__DATASET EXTRACT__:
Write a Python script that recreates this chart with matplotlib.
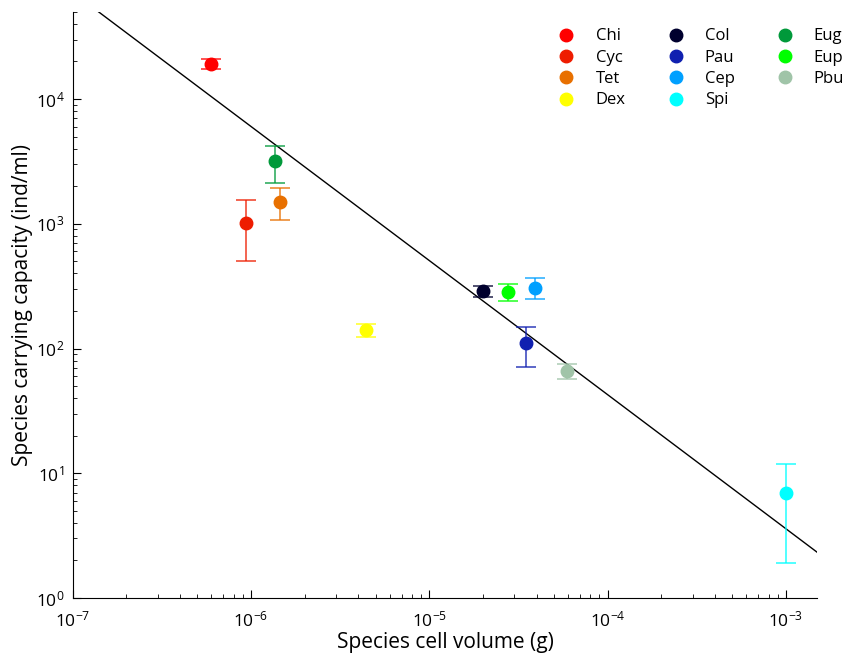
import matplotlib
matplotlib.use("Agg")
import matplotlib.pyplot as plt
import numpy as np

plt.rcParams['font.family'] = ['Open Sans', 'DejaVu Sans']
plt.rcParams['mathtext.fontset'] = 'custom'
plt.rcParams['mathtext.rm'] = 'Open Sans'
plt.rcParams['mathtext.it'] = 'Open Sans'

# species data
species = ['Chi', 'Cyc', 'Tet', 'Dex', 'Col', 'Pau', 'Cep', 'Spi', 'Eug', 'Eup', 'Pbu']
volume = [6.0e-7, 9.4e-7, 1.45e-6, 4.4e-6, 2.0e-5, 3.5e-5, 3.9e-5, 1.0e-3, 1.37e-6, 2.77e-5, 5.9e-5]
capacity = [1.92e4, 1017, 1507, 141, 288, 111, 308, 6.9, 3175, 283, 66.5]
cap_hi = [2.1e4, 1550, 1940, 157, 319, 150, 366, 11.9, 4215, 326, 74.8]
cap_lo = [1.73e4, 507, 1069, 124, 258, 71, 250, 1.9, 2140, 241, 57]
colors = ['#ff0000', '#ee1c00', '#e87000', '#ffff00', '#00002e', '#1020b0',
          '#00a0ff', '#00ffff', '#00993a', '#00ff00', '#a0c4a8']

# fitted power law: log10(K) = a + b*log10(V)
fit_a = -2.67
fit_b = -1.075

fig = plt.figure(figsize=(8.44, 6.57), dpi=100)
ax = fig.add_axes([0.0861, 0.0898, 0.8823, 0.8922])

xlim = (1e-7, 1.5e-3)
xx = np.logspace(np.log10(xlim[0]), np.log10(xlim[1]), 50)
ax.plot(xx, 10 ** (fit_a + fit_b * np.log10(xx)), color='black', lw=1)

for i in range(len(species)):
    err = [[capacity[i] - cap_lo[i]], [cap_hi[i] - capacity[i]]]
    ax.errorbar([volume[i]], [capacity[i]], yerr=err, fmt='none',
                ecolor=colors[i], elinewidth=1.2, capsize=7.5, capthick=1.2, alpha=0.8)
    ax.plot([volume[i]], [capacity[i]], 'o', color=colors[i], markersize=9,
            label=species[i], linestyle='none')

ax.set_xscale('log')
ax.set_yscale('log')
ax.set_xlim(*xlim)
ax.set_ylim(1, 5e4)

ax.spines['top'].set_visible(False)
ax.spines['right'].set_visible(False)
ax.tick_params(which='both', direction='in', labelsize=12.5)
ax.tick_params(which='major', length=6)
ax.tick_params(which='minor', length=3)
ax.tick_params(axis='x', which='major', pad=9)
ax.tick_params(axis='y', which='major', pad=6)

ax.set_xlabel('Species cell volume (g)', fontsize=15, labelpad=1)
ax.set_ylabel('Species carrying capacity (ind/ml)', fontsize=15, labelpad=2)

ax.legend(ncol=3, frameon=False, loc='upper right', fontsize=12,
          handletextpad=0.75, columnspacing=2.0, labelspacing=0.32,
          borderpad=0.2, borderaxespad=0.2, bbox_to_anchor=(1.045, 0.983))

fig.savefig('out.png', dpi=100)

__AIM__:
Restate the material word for word from its first line through the line containing "plt.rcParams['mathtext.it'] = 'Open Sans'", both included; the pictures do not belong in it.

__SOLUTION FOR THIS PROBLEM__:
Write a Python script that recreates this chart with matplotlib.
import matplotlib
matplotlib.use("Agg")
import matplotlib.pyplot as plt
import numpy as np

plt.rcParams['font.family'] = ['Open Sans', 'DejaVu Sans']
plt.rcParams['mathtext.fontset'] = 'custom'
plt.rcParams['mathtext.rm'] = 'Open Sans'
plt.rcParams['mathtext.it'] = 'Open Sans'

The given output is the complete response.